The best film I’ve seen this year is Ex Machina, which ranks near Bladerunner in its story of artificial intelligence creatures and their interactions with humans.
Caleb (Domhnall Gleeson) is a 26-year-old coder for a large search engine. He wins a company-wide lottery and is chosen to spend a week with the company’s founder, the just slightly older Nathan (Oscar Issac) at Nathan’s remote mountain hideaway.
After a copter ride over miles of wilderness, Caleb makes his way to Nathan’s crib and meets the quirky genius. Nathan tells Caleb about Ava (Alicia Vikander), a robot Nathan has created that Caleb will evaluate over the next few days.
Caleb never gets comfortable. His room, and much of the building, has no windows. There are occasional power shutdowns. Nathan counters his drinking binges with extreme workouts. Nathan speaks to his female Japanese housemaid (Sonoya Mizuno) abusively.
Caleb has daily sessions with Ava where they converse but are separated by glass. Following the sessions, Nathan debriefs Caleb.
As the week progresses, Caleb’s curiosity about Ava and her capabilities grows.
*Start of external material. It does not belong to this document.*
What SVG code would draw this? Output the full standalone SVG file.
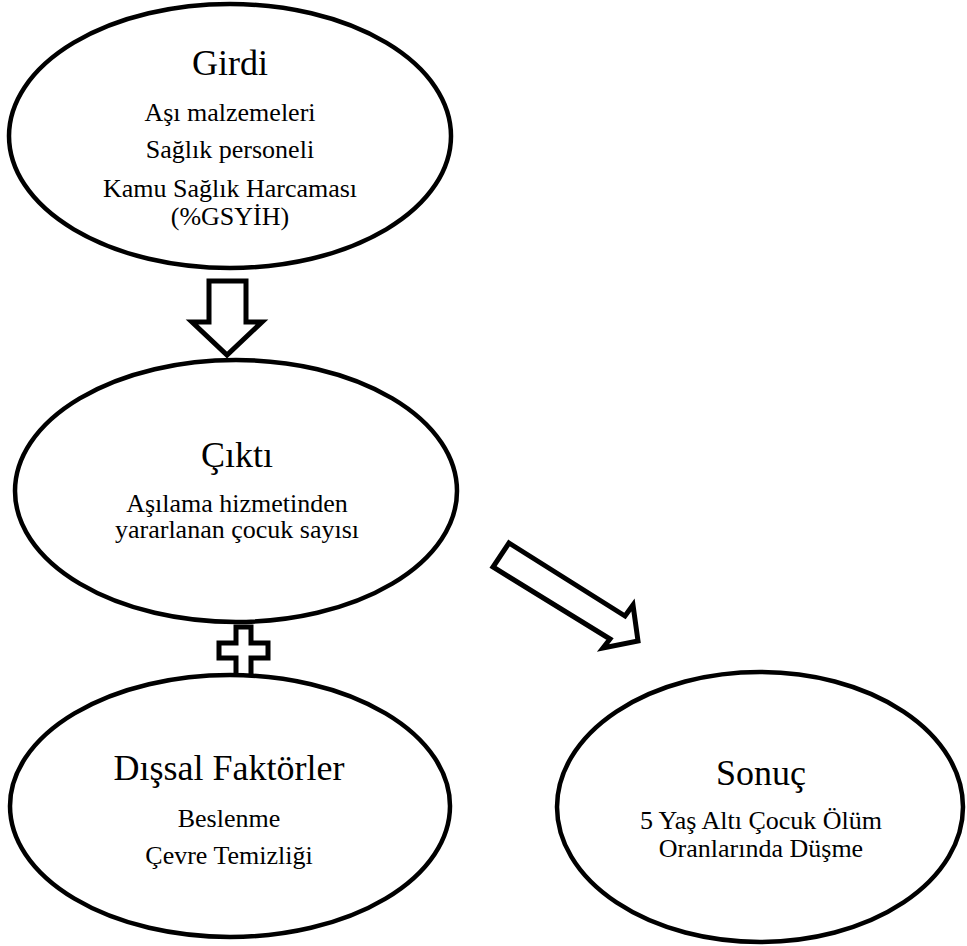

As with Deckard and Rachael in Bladerunner, Caleb and Ava appear to be developing genuine affection for one another, which helps set up the story’s climax.
Rookie director Alex Garland makes a smashing debut in a film that is understated. This movie depends more on a thoughtful script (Garland wrote it) than on effects and tricks. The focus on conversations makes Ex Machina a film that, with a few accommodations, could be presented as a stage play.
With a small group of actors carrying the film, casting and performances are crucial. Issac and Gleeson, in their portrayals of these brainy nerds, are fun to watch in their interactions. Vikander brings appropriate restraint to her role as the gorgeous robot Ava. Bravo to all three!
One reviewer quoted in the above trailer called Ex Machina “an instant classic.” For any fan of great movies, I recommend it. For any fan of great sci-fi, Ex Machina is a must-see.